### Goal
Copy out the line that contains "Write a component", the line that contains "const BAND = (PLOT_RIGHT", and every line between them, exactly, and nothing else.

_____

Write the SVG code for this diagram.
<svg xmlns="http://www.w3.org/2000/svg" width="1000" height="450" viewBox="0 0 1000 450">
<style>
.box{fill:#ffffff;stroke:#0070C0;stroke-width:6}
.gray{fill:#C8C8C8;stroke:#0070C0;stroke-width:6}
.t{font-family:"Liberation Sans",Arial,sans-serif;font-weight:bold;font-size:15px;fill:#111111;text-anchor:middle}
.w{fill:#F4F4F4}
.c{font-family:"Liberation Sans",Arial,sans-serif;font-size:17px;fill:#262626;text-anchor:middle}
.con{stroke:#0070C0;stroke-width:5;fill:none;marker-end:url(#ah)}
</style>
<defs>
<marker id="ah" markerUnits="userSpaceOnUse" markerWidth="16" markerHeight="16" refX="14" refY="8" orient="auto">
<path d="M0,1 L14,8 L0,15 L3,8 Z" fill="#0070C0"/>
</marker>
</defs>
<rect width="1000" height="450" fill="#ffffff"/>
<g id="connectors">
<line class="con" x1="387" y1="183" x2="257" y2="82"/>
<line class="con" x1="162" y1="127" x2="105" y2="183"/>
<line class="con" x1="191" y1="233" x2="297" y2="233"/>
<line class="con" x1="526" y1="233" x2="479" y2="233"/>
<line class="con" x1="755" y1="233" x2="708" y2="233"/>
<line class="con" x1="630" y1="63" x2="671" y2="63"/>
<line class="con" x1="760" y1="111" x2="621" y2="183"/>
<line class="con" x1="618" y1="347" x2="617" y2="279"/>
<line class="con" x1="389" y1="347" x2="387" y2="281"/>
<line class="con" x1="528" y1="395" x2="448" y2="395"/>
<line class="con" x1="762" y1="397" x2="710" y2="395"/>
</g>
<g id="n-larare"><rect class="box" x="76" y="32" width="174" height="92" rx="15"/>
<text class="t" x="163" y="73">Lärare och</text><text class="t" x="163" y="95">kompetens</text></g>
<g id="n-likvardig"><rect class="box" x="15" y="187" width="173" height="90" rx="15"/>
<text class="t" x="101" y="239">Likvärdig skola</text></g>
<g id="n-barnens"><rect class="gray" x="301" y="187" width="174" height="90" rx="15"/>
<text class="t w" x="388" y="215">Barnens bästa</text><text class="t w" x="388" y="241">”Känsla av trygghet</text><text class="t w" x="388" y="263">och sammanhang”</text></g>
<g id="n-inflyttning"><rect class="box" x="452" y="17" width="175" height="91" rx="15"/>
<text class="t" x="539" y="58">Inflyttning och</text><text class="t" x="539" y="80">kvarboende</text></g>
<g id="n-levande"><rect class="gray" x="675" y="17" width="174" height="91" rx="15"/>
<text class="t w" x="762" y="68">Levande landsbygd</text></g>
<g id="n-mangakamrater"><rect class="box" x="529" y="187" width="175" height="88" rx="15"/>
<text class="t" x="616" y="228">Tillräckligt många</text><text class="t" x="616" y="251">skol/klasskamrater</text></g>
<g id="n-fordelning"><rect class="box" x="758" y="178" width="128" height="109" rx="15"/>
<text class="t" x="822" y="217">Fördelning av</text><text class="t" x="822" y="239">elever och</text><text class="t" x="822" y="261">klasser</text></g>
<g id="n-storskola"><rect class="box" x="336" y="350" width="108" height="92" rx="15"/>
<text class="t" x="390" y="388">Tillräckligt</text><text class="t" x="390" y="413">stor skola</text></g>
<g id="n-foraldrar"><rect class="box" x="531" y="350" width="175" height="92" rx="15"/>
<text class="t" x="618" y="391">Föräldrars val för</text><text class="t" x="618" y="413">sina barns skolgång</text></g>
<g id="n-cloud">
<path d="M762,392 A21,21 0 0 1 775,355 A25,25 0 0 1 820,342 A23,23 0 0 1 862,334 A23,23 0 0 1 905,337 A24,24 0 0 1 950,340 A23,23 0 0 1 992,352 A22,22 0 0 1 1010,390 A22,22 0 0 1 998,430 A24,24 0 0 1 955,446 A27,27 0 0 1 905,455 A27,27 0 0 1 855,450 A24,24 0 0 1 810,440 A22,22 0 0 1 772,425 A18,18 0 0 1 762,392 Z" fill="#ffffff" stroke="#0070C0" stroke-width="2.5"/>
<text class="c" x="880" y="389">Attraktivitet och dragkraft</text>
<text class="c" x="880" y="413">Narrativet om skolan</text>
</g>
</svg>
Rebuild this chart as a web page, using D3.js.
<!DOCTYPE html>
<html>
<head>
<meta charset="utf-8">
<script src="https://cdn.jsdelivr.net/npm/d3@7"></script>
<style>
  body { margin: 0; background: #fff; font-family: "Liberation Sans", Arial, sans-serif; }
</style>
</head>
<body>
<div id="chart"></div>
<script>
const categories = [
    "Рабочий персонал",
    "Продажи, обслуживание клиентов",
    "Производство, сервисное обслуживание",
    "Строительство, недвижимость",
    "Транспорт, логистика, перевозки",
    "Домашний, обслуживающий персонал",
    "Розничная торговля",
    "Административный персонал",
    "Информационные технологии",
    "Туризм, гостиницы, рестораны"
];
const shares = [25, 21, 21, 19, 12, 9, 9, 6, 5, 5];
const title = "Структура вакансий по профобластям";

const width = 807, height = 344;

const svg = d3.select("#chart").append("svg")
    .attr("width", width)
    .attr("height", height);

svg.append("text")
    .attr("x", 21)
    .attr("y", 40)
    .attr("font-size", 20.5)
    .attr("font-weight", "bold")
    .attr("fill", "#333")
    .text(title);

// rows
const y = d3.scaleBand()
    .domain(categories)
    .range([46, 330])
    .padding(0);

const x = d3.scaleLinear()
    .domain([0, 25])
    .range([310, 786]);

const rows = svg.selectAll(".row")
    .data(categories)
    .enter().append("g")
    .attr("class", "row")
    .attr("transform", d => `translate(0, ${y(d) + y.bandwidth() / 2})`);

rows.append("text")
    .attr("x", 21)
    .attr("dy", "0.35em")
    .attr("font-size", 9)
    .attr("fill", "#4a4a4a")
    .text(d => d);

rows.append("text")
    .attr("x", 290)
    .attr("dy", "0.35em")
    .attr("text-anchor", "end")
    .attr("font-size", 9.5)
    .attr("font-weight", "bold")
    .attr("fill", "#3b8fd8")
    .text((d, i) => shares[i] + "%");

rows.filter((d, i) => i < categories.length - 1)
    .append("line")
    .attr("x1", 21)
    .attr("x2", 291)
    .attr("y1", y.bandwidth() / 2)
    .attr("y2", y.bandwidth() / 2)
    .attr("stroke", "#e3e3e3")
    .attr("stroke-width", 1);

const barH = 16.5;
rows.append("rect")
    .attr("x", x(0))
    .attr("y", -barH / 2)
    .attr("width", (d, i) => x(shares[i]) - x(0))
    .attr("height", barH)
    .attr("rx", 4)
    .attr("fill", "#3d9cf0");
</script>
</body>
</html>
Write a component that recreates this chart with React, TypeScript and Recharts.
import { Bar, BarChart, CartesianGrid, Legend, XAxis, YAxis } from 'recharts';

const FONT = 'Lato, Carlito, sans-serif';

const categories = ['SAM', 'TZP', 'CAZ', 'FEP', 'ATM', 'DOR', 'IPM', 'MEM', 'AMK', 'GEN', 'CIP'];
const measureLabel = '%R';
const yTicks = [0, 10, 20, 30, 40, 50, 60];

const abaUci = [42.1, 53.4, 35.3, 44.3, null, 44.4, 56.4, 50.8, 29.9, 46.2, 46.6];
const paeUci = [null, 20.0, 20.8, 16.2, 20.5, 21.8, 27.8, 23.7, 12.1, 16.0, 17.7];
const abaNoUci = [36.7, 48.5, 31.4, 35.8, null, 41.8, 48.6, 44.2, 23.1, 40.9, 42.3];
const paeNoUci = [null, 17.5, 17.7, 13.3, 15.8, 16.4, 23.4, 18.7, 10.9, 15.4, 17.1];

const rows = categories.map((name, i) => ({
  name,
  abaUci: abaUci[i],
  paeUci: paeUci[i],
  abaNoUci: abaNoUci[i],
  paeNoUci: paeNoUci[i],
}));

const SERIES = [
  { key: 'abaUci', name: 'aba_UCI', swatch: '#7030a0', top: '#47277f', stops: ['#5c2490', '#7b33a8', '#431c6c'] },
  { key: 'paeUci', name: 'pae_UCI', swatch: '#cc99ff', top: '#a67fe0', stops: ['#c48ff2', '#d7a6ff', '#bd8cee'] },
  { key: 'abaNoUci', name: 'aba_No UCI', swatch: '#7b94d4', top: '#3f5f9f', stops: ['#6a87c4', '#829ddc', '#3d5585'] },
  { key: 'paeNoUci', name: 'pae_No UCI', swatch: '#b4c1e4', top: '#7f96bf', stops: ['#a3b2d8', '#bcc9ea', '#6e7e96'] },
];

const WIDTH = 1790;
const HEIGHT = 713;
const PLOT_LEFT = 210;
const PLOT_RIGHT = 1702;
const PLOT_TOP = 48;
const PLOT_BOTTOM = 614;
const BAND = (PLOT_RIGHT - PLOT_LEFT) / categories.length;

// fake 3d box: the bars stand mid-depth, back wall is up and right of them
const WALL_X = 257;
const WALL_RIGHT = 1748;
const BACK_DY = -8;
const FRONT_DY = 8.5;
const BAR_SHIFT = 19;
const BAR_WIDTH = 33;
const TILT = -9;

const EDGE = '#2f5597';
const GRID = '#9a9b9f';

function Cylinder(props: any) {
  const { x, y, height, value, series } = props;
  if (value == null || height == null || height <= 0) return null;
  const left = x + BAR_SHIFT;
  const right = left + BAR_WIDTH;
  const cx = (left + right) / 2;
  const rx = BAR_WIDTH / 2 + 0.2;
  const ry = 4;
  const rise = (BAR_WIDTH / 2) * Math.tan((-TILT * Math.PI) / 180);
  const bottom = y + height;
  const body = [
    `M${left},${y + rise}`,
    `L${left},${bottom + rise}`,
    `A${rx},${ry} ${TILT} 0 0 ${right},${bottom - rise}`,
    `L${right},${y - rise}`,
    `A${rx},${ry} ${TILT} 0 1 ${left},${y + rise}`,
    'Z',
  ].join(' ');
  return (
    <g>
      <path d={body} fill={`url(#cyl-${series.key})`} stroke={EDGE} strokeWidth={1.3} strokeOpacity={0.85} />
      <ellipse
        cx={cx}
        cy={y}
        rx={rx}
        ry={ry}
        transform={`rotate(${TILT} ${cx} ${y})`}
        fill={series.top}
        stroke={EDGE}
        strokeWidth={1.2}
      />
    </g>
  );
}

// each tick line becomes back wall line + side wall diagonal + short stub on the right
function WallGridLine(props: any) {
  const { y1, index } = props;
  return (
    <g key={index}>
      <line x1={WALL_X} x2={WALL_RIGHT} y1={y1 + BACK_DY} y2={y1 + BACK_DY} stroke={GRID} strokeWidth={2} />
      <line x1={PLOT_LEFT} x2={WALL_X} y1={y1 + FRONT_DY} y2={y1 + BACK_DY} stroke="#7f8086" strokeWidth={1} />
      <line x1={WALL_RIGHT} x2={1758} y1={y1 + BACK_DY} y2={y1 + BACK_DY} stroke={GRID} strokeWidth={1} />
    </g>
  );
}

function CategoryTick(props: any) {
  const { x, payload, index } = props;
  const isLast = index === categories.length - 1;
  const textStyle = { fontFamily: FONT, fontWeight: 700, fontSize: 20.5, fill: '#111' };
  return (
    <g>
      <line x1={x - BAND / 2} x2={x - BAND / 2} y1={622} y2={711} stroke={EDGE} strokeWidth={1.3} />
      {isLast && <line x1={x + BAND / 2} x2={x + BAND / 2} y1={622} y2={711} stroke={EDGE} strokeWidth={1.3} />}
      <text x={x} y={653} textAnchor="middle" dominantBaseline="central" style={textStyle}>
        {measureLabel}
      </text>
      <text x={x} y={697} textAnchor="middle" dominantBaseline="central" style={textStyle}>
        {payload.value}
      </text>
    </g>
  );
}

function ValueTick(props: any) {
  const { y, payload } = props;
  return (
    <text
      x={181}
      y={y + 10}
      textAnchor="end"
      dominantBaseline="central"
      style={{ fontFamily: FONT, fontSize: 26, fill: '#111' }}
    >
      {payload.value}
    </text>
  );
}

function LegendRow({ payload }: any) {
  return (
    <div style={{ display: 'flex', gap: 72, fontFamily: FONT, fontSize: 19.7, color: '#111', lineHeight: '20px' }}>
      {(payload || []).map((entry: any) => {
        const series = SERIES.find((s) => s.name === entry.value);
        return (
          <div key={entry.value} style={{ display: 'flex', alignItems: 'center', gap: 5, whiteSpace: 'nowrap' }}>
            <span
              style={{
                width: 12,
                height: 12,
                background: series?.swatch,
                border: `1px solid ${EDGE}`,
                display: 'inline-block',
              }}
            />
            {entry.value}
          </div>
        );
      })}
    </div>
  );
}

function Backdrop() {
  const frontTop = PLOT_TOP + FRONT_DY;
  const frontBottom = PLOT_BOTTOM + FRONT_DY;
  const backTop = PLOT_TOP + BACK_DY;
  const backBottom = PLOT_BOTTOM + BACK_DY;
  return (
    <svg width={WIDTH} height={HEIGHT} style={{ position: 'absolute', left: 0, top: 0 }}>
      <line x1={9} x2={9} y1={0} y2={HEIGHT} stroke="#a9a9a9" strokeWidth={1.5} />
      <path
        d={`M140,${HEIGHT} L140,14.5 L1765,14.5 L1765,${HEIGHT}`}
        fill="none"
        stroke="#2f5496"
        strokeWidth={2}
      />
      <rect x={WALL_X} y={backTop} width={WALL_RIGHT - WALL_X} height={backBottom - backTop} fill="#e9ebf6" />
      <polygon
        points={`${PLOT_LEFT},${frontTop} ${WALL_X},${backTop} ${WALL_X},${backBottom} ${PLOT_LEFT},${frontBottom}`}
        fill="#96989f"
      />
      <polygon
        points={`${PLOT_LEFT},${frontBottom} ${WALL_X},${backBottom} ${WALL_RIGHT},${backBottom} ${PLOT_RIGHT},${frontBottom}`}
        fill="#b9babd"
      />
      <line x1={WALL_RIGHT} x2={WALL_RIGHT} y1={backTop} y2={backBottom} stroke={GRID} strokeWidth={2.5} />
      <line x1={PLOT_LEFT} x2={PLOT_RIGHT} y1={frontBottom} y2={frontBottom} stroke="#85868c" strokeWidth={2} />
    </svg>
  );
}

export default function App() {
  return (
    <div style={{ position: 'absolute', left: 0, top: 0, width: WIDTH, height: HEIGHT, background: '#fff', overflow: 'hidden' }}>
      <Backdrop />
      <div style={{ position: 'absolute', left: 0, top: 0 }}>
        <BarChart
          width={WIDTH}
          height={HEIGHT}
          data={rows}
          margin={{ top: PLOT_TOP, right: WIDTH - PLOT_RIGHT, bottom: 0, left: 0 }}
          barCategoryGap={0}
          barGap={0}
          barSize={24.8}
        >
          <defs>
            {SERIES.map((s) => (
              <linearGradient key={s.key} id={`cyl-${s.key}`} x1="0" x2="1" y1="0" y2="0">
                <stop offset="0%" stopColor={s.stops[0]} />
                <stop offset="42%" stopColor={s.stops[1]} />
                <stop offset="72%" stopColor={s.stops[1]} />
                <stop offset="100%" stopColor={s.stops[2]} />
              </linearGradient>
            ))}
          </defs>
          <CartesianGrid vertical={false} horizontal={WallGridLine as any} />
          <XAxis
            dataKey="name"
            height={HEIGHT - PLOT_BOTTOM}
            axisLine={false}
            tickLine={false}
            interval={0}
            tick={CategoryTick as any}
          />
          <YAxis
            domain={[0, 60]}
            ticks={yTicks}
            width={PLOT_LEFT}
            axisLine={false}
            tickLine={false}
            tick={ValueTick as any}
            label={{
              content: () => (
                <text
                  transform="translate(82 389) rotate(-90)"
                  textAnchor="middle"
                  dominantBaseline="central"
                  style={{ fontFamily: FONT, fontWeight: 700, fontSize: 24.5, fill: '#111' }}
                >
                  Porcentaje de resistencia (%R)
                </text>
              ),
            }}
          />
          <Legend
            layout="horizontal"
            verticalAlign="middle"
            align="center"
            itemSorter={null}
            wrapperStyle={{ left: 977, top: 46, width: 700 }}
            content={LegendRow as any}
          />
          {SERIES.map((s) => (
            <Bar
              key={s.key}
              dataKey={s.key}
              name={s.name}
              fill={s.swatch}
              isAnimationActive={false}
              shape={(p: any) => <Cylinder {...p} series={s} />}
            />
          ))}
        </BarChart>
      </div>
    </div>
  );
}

_____

### The result
Write a component that recreates this chart with React, TypeScript and Recharts.
import { Bar, BarChart, CartesianGrid, Legend, XAxis, YAxis } from 'recharts';

const FONT = 'Lato, Carlito, sans-serif';

const categories = ['SAM', 'TZP', 'CAZ', 'FEP', 'ATM', 'DOR', 'IPM', 'MEM', 'AMK', 'GEN', 'CIP'];
const measureLabel = '%R';
const yTicks = [0, 10, 20, 30, 40, 50, 60];

const abaUci = [42.1, 53.4, 35.3, 44.3, null, 44.4, 56.4, 50.8, 29.9, 46.2, 46.6];
const paeUci = [null, 20.0, 20.8, 16.2, 20.5, 21.8, 27.8, 23.7, 12.1, 16.0, 17.7];
const abaNoUci = [36.7, 48.5, 31.4, 35.8, null, 41.8, 48.6, 44.2, 23.1, 40.9, 42.3];
const paeNoUci = [null, 17.5, 17.7, 13.3, 15.8, 16.4, 23.4, 18.7, 10.9, 15.4, 17.1];

const rows = categories.map((name, i) => ({
  name,
  abaUci: abaUci[i],
  paeUci: paeUci[i],
  abaNoUci: abaNoUci[i],
  paeNoUci: paeNoUci[i],
}));

const SERIES = [
  { key: 'abaUci', name: 'aba_UCI', swatch: '#7030a0', top: '#47277f', stops: ['#5c2490', '#7b33a8', '#431c6c'] },
  { key: 'paeUci', name: 'pae_UCI', swatch: '#cc99ff', top: '#a67fe0', stops: ['#c48ff2', '#d7a6ff', '#bd8cee'] },
  { key: 'abaNoUci', name: 'aba_No UCI', swatch: '#7b94d4', top: '#3f5f9f', stops: ['#6a87c4', '#829ddc', '#3d5585'] },
  { key: 'paeNoUci', name: 'pae_No UCI', swatch: '#b4c1e4', top: '#7f96bf', stops: ['#a3b2d8', '#bcc9ea', '#6e7e96'] },
];

const WIDTH = 1790;
const HEIGHT = 713;
const PLOT_LEFT = 210;
const PLOT_RIGHT = 1702;
const PLOT_TOP = 48;
const PLOT_BOTTOM = 614;
const BAND = (PLOT_RIGHT - PLOT_LEFT) / categories.length;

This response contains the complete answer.